Into the great maw of Jurassic World troops teenage Zach (Nick Robinson) and his geeky younger brother Gray (Ty Simpkins). Their aunt Claire (Bryce Dallas Howard) manages the place but, aside from getting them VIP passes, doesn’t really keep an eye on them. She wears high heels in the jungle – that should tell you all you need to know. She also has an abrasive connection with former Navy stalwart and raptor wrangler Owen (Chris Pratt) that can only mean one thing – romance ahead!
Alas, their chemistry, as inevitably they flee Indominus and Co., is something of a fizzle, and the two boys are never sharply enough defined to make us care if they get gobbled or not. And since we know they won’t be, the tension with these two is even slacker. But Trevorrow and his co-screenwriters (Rick Jaffa, Amanda Silver, and Derek Connolly) do bring some nice low-key touches to the thudfest, and action is satisfying, if not galvanizing.

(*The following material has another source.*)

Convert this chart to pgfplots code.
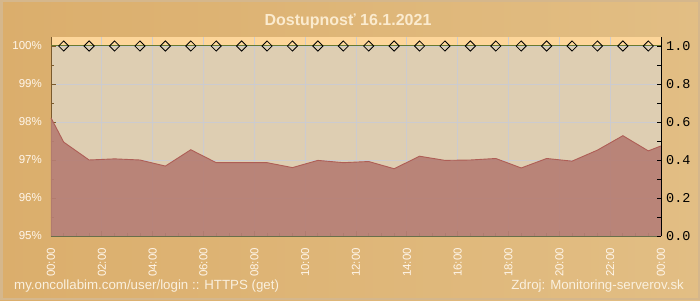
\documentclass[border=0pt]{standalone}
\usepackage{fontspec}
\setmainfont{Liberation Sans}
\newfontfamily\monofont{Liberation Mono}
\usepackage{pgfplots}
\pgfplotsset{compat=1.18}
\definecolor{outerbg}{HTML}{DBAE6C}
\definecolor{outerbg2}{HTML}{E2BE84}
\definecolor{framecol}{HTML}{D5B78C}
\definecolor{plotbg}{HTML}{DECEB2}
\definecolor{bandcol}{HTML}{FDD69A}
\definecolor{areacol}{HTML}{B67E74}
\definecolor{arealine}{HTML}{AE5E56}
\definecolor{gridcol}{HTML}{CCCBCF}
\definecolor{leftaxis}{HTML}{7A5A2C}
\definecolor{bottomaxis}{HTML}{5E6E46}
\definecolor{linecol}{HTML}{6A7A2E}
\definecolor{titlecol}{HTML}{FBEBCF}
\definecolor{labelcol}{HTML}{FFF6EA}
\definecolor{footcol}{HTML}{FAF0DE}
\begin{document}
\begin{tikzpicture}[x=1pt,y=1pt]
\shade[left color=outerbg, right color=outerbg2] (0,0) rectangle (700,300);
\draw[framecol, line width=2.5pt] (1.25,1.25) rectangle (698.75,298.75);
\fill[plotbg] (51,64) rectangle (661,254);
\fill[bandcol] (51,254) rectangle (661,263);
\node[font=\bfseries\fontsize{16}{18}\selectfont, text=titlecol, inner sep=0pt] at (348,279) {Dostupnosť 16.1.2021};
\node[anchor=base west, font=\fontsize{13.3}{15}\selectfont, text=footcol, inner sep=0pt] at (14,11) {my.oncollabim.com/user/login :: HTTPS (get)};
\node[anchor=base east, font=\fontsize{13.3}{15}\selectfont, text=footcol, inner sep=0pt] at (684,11) {Zdroj: Monitoring-serverov.sk};
\begin{axis}[
  at={(51pt,64pt)}, anchor=south west, scale only axis,
  width=610pt, height=199pt,
  xmin=0, xmax=24, ymin=95, ymax=100.2368,
  axis x line*=bottom, axis y line*=left,
  x axis line style={draw=bottomaxis, line width=0.8pt},
  y axis line style={draw=leftaxis, line width=0.8pt},
  xtick={0,2,4,6,8,10,12,14,16,18,20,22,24},
  xticklabels={00:00,02:00,04:00,06:00,08:00,10:00,12:00,14:00,16:00,18:00,20:00,22:00,00:00},
  minor x tick num=3,
  ytick={95,96,97,98,99,100},
  yticklabels={95\%,96\%,97\%,98\%,99\%,100\%},
  minor ytick={95.5,96.5,97.5,98.5,99.5},
  tick align=inside,
  major tick length=5pt, minor tick length=3pt,
  xtick style={draw=bottomaxis, line width=0.8pt},
  minor x tick style={draw=bottomaxis, line width=0.8pt},
  ytick style={draw=leftaxis, line width=0.8pt},
  minor y tick style={draw=leftaxis, line width=0.8pt},
  grid=major, major grid style={draw=gridcol, line width=0.9pt},
  xticklabel style={rotate=90, anchor=east, font=\fontsize{11.5}{13}\selectfont, text=labelcol, inner sep=0pt, xshift=-12pt},
  yticklabel style={font=\fontsize{11.5}{13}\selectfont, text=labelcol, inner sep=0pt, xshift=-9pt},
]
\addplot[fill=areacol, fill opacity=0.92, draw=none] coordinates {
(0,98.11) (0.5,97.47) (1.5,97.00) (2.5,97.03) (3.5,97.00) (4.5,96.84)
(5.5,97.27) (6.5,96.93) (7.5,96.93) (8.5,96.93) (9.5,96.80) (10.5,96.99)
(11.5,96.93) (12.5,96.96) (13.5,96.77) (14.5,97.10) (15.5,96.99) (16.5,97.00)
(17.5,97.04) (18.5,96.79) (19.5,97.04) (20.5,96.97) (21.5,97.26) (22.5,97.64)
(23.5,97.24) (24,97.37)} \closedcycle;
\addplot[arealine, line width=0.9pt] coordinates {
(0,98.11) (0.5,97.47) (1.5,97.00) (2.5,97.03) (3.5,97.00) (4.5,96.84)
(5.5,97.27) (6.5,96.93) (7.5,96.93) (8.5,96.93) (9.5,96.80) (10.5,96.99)
(11.5,96.93) (12.5,96.96) (13.5,96.77) (14.5,97.10) (15.5,96.99) (16.5,97.00)
(17.5,97.04) (18.5,96.79) (19.5,97.04) (20.5,96.97) (21.5,97.26) (22.5,97.64)
(23.5,97.24) (24,97.37)};
\end{axis}
\begin{axis}[
  at={(51pt,64pt)}, anchor=south west, scale only axis,
  width=610pt, height=199pt,
  xmin=0, xmax=24, ymin=0, ymax=1.04737,
  axis x line=none, axis y line*=right,
  y axis line style={draw=black, line width=0.8pt},
  ytick={0,0.2,0.4,0.6,0.8,1.0},
  yticklabels={0.0,0.2,0.4,0.6,0.8,1.0},
  minor ytick={0.1,0.3,0.5,0.7,0.9},
  tick align=inside,
  major tick length=4pt, minor tick length=4pt,
  ytick style={draw=black, line width=0.8pt},
  minor y tick style={draw=black, line width=0.8pt},
  yticklabel style={font=\monofont\fontsize{13.5}{14}\selectfont, text=black, inner sep=0pt, xshift=5pt},
]
\addplot[linecol, line width=1pt] coordinates {(0,1) (24,1)};
\addplot[only marks, mark=square, mark size=3.6pt, mark options={rotate=45, draw=black, fill=none, line width=0.8pt}] coordinates {
(0.5,1) (1.5,1) (2.5,1) (3.5,1) (4.5,1) (5.5,1) (6.5,1) (7.5,1)
(8.5,1) (9.5,1) (10.5,1) (11.5,1) (12.5,1) (13.5,1) (14.5,1) (15.5,1)
(16.5,1) (17.5,1) (18.5,1) (19.5,1) (20.5,1) (21.5,1) (22.5,1) (23.5,1)};
\end{axis}
\end{tikzpicture}
\end{document}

It’s nice to know, too, that in the intervening 14 years, corporate greed – personified here by Vincent D’Onofrio’s bad guy, who wants to convert the raptors into superdrones – is as ripe as ever. And speaking of greed, let’s see if it takes another 14 years for the sequel.
Grade: B- (Rated PG-13 for intense sequences of science-fiction violence and peril.)